Un peu avant minuit, un avion de reconnaissance repéra
au radar les navires britanniques à environ 480 km
de l'escadre argentine et à 240 km au nord de Port
Stanley. Une fois alertés, les Skyhawk A-4Q se préparèrent
pour attaquer à l'aube, chargés de bombes
à retardement Snakeye Mk 82 de 227 kg, le porte-avions
mit le cap vers une position de décollage à
320 km de l'objectif. Après minuit, un Sea Harrier
de l'Invincible repéra à son tour l'escadre
argentine.
Mais à l'aube eut lieu un de ces coups du sort que
personne ne peut prévoir. Quand les Argentins s'aperçurent
que le vent, déjà fort à ces latitudes,
avait atteint un point tel que les Skyhawk qui décolleraient
avec le plein de carburant n'avaient aucune chance de revenir
après l'attaque, ils décidèrent de
la retarder.
Un peu plus tard dans la journée, le croiseur Belgrono
fut coulé par un sous-marin nucléaire britannique
en patrouille et l'escadre se replia vers les eaux territoriales
argentines, ne jouant ainsi plus aucun rôle dans le
conflit, bien que sa flottille aérienne obtint avec
les A-4Q des victoires contre les bâtiments de la
Royal Navy. Les contre mesures que celle-ci aurait pu prendre
contre les Argentins, au cours de ce qui aurait constitué
la première bataille aéronavale depuis la
dernière guerre mondiale, resteront inconnues. Durant
les semaines suivantes, les porte-aéronefs britanniques
s'installèrent dans la routine des missions de patrouille,
des attaques au sol et des sorties de reconnaissance. Les
Harrier et le Hermes firent l'essentiel des missions de
soutien aux troupes à terre. Le 19 mai, le Hernies
mit seul le cap vers le continent pour lancer un Sea King
HC.Mk 4 en mission spéciale, qui finalement s'écrasa
à la frontière entre l'Argentine et le Chili.
Pendant
les débarquements à San Carlos, les deux porte-aéronefs
furent utilisés au maximum, fournissant des missions
d'interception qui, bien que détruisant un certain
nombre d'appareils argentins et en empêchant d'autres
de terminer leurs missions, se révélèrent
pas assez efficaces pour empêcher d'atteindre les
navires de la flotte. Le 25 mai, l'Invincible se distingua
en tirant, en moins de deux minutes, six missiles Sea Dart,
pendant l'attaque des Exocet qui allaient couler l'Atlantic
Conveyor. Maïs aucun des Sea Dart ne toucha un avion.
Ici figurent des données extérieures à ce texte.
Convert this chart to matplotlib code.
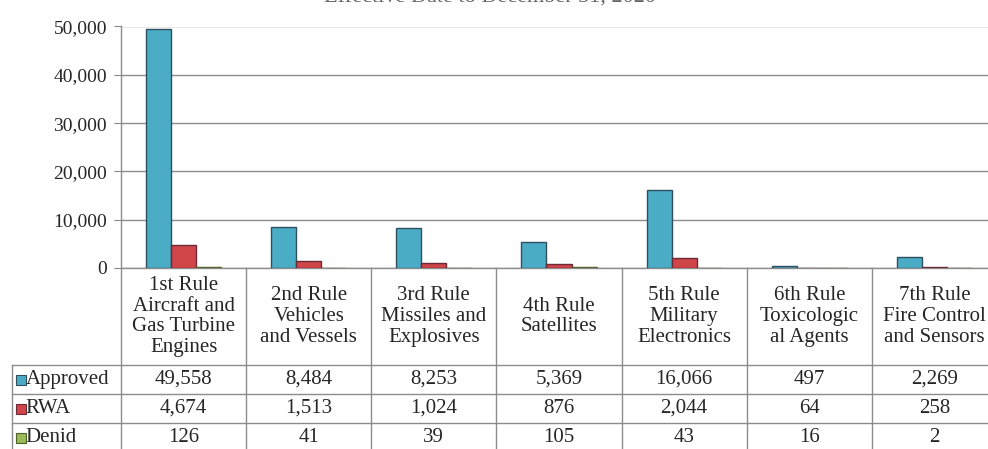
import matplotlib
matplotlib.use("Agg")
import matplotlib.pyplot as plt
import numpy as np

plt.rcParams["font.family"] = ["Liberation Serif", "DejaVu Serif"]

categories = [
    "1st Rule\nAircraft and\nGas Turbine\nEngines",
    "2nd Rule\nVehicles\nand Vessels",
    "3rd Rule\nMissiles and\nExplosives",
    "4th Rule\nSatellites",
    "5th Rule\nMilitary\nElectronics",
    "6th Rule\nToxicologic\nal Agents",
    "7th Rule\nFire Control\nand Sensors",
]
series_names = ["Approved", "RWA", "Denid"]
approved = [49558, 8484, 8253, 5369, 16066, 497, 2269]
rwa = [4674, 1513, 1024, 876, 2044, 64, 258]
denid = [126, 41, 39, 105, 43, 16, 2]
yticks = [0, 10000, 20000, 30000, 40000, 50000]
title = "Effective Date to December 31, 2020"

colors = ["#4BACC6", "#CF4548", "#9BBB59"]
edges = ["#2F4F5F", "#6B2A35", "#4F6228"]
grid_col = "#8C8C8C"
text_col = "#262626"

W, H = 988, 449
fig = plt.figure(figsize=(W / 100, H / 100), dpi=100)

# pixel geometry
x0, x1 = 121, 997
y_top, y_zero = 26.5, 268
unit = (x1 - x0) / len(categories)

ax = fig.add_axes([x0 / W, 1 - y_zero / H, (x1 - x0) / W, (y_zero - y_top) / H])
x = np.arange(len(categories))
bw = 0.2
for k, vals in enumerate([approved, rwa, denid]):
    ax.bar(x + (k - 1) * bw, vals, bw, color=colors[k], edgecolor=edges[k],
           linewidth=1.0, zorder=3)

ax.set_xlim(-0.5, len(categories) - 0.5)
ax.set_ylim(0, 50000)
ax.set_yticks(yticks)
ax.set_yticklabels([f"{v:,}" for v in yticks], fontsize=14, color=text_col)
ax.set_xticks([])
ax.yaxis.grid(True, color=grid_col, linewidth=1.0, zorder=0)
ax.tick_params(axis="y", direction="out", length=5, color=grid_col, pad=5)
for s in ["top", "right"]:
    ax.spines[s].set_visible(False)
for s in ["left", "bottom"]:
    ax.spines[s].set_color(grid_col)
    ax.spines[s].set_linewidth(1.0)

# data table below the axis
row_h = 29
head_h = 97 / row_h
n_rows = len(series_names)
tab_left_px = 12
tab_bottom_px = y_zero + (head_h + n_rows) * row_h
tx = fig.add_axes([tab_left_px / W, 1 - tab_bottom_px / H,
                   (x1 - tab_left_px) / W, (tab_bottom_px - y_zero) / H])
left = -0.5 - (x0 - tab_left_px) / unit
tx.set_xlim(left, len(categories) - 0.5)
tx.set_ylim(head_h + n_rows, 0)
tx.axis("off")

lc = dict(color=grid_col, linewidth=1.0, clip_on=False)
for k in range(len(categories) + 1):
    tx.plot([k - 0.5, k - 0.5], [0, head_h + n_rows], **lc)
tx.plot([left, left], [head_h, head_h + n_rows], **lc)
for r in range(n_rows):
    tx.plot([left, len(categories) - 0.5], [head_h + r, head_h + r], **lc)

for i, lab in enumerate(categories):
    tx.text(i, head_h / 2, lab, ha="center", va="center", fontsize=15,
            linespacing=1.13, color=text_col)

for r, (name, vals) in enumerate(zip(series_names, [approved, rwa, denid])):
    yc = head_h + r + 0.5
    tx.plot([left + 0.07], [yc], marker="s", markersize=6.5, color=colors[r],
            markeredgecolor=edges[r], markeredgewidth=0.8, clip_on=False)
    tx.text(left + 0.11, yc, name, ha="left", va="center", fontsize=15,
            color=text_col)
    for i, v in enumerate(vals):
        tx.text(i, yc, f"{v:,}", ha="center", va="center", fontsize=15,
                color=text_col)

# title, mostly cut off by the top edge as in the source image
fig.text(490 / W, 1 - 3 / H, title, ha="center", va="baseline", fontsize=16,
         color="#666666")

fig.savefig("out.png", dpi=100)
En revanche, un de ces missiles faillit atteindre l'Hermes
et un autre est supposé avoir touché en vol
un missile Sea Wolf quand ce dernier attaqua un des deux
Exocet argentins.
Pendant la dernière attaque importante contre la
flotte, le 30 mai, l'Invincible fut la cible d'un Exocet
et de quatre bombardiers Skyhawk A-4C. Le premier manqua
son coup et deux avions furent touchés avant de larguer
leurs bombes, mais les Argentins affirmèrent avoir
porté des coups sérieux à l'Invincible.
La guerre des Malouines a démontré deux choses
: en premier lieu, le secret du succès réside
dans l'emploi judicieux d'une aéronavale nombreuse
et bien entraînée; en second lieu, les restrictions
budgétaires du temps de paix et les manoeuvres militaires
menées à l'économie font perdre des
hommes, des avions, des navires et, finalement, la bataille.